[start of Data block]

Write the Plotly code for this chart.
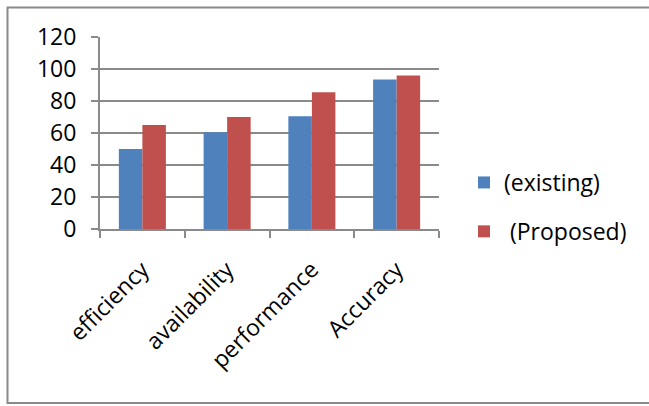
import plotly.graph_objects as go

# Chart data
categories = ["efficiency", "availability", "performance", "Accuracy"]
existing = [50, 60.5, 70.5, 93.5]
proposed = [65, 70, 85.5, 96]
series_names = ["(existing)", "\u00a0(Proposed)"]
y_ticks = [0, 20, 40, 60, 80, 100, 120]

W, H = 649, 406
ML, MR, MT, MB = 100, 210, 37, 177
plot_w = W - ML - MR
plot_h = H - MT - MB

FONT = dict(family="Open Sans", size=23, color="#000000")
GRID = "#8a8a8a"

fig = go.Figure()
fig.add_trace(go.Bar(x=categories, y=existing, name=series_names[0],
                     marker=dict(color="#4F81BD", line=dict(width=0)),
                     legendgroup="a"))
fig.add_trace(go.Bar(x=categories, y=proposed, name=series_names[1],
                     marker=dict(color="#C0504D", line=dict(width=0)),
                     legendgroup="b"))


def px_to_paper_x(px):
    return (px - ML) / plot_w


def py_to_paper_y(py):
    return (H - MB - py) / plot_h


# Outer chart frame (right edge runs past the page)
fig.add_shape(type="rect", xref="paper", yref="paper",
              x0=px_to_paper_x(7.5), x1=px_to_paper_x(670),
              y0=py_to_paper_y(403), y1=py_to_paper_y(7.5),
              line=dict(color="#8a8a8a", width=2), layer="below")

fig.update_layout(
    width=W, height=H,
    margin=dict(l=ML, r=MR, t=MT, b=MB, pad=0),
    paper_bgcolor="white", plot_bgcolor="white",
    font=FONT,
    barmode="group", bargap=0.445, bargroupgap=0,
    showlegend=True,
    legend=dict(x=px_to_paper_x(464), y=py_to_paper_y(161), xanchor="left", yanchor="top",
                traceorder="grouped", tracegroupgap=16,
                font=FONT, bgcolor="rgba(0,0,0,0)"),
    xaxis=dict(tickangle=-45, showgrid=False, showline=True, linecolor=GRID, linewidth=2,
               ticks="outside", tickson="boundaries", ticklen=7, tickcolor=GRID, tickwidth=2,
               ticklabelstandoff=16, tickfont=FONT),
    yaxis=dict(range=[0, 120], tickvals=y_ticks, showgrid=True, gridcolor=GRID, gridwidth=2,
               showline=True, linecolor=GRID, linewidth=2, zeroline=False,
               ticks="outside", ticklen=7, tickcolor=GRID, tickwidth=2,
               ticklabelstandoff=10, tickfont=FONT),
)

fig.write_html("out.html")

[end of Data block]

# Objective
Repeat the full listing above exactly, with no pictures in the copy.

# Task output
Write the Plotly code for this chart.
import plotly.graph_objects as go

# Chart data
categories = ["efficiency", "availability", "performance", "Accuracy"]
existing = [50, 60.5, 70.5, 93.5]
proposed = [65, 70, 85.5, 96]
series_names = ["(existing)", "\u00a0(Proposed)"]
y_ticks = [0, 20, 40, 60, 80, 100, 120]

W, H = 649, 406
ML, MR, MT, MB = 100, 210, 37, 177
plot_w = W - ML - MR
plot_h = H - MT - MB

FONT = dict(family="Open Sans", size=23, color="#000000")
GRID = "#8a8a8a"

fig = go.Figure()
fig.add_trace(go.Bar(x=categories, y=existing, name=series_names[0],
                     marker=dict(color="#4F81BD", line=dict(width=0)),
                     legendgroup="a"))
fig.add_trace(go.Bar(x=categories, y=proposed, name=series_names[1],
                     marker=dict(color="#C0504D", line=dict(width=0)),
                     legendgroup="b"))


def px_to_paper_x(px):
    return (px - ML) / plot_w


def py_to_paper_y(py):
    return (H - MB - py) / plot_h


# Outer chart frame (right edge runs past the page)
fig.add_shape(type="rect", xref="paper", yref="paper",
              x0=px_to_paper_x(7.5), x1=px_to_paper_x(670),
              y0=py_to_paper_y(403), y1=py_to_paper_y(7.5),
              line=dict(color="#8a8a8a", width=2), layer="below")

fig.update_layout(
    width=W, height=H,
    margin=dict(l=ML, r=MR, t=MT, b=MB, pad=0),
    paper_bgcolor="white", plot_bgcolor="white",
    font=FONT,
    barmode="group", bargap=0.445, bargroupgap=0,
    showlegend=True,
    legend=dict(x=px_to_paper_x(464), y=py_to_paper_y(161), xanchor="left", yanchor="top",
                traceorder="grouped", tracegroupgap=16,
                font=FONT, bgcolor="rgba(0,0,0,0)"),
    xaxis=dict(tickangle=-45, showgrid=False, showline=True, linecolor=GRID, linewidth=2,
               ticks="outside", tickson="boundaries", ticklen=7, tickcolor=GRID, tickwidth=2,
               ticklabelstandoff=16, tickfont=FONT),
    yaxis=dict(range=[0, 120], tickvals=y_ticks, showgrid=True, gridcolor=GRID, gridwidth=2,
               showline=True, linecolor=GRID, linewidth=2, zeroline=False,
               ticks="outside", ticklen=7, tickcolor=GRID, tickwidth=2,
               ticklabelstandoff=10, tickfont=FONT),
)

fig.write_html("out.html")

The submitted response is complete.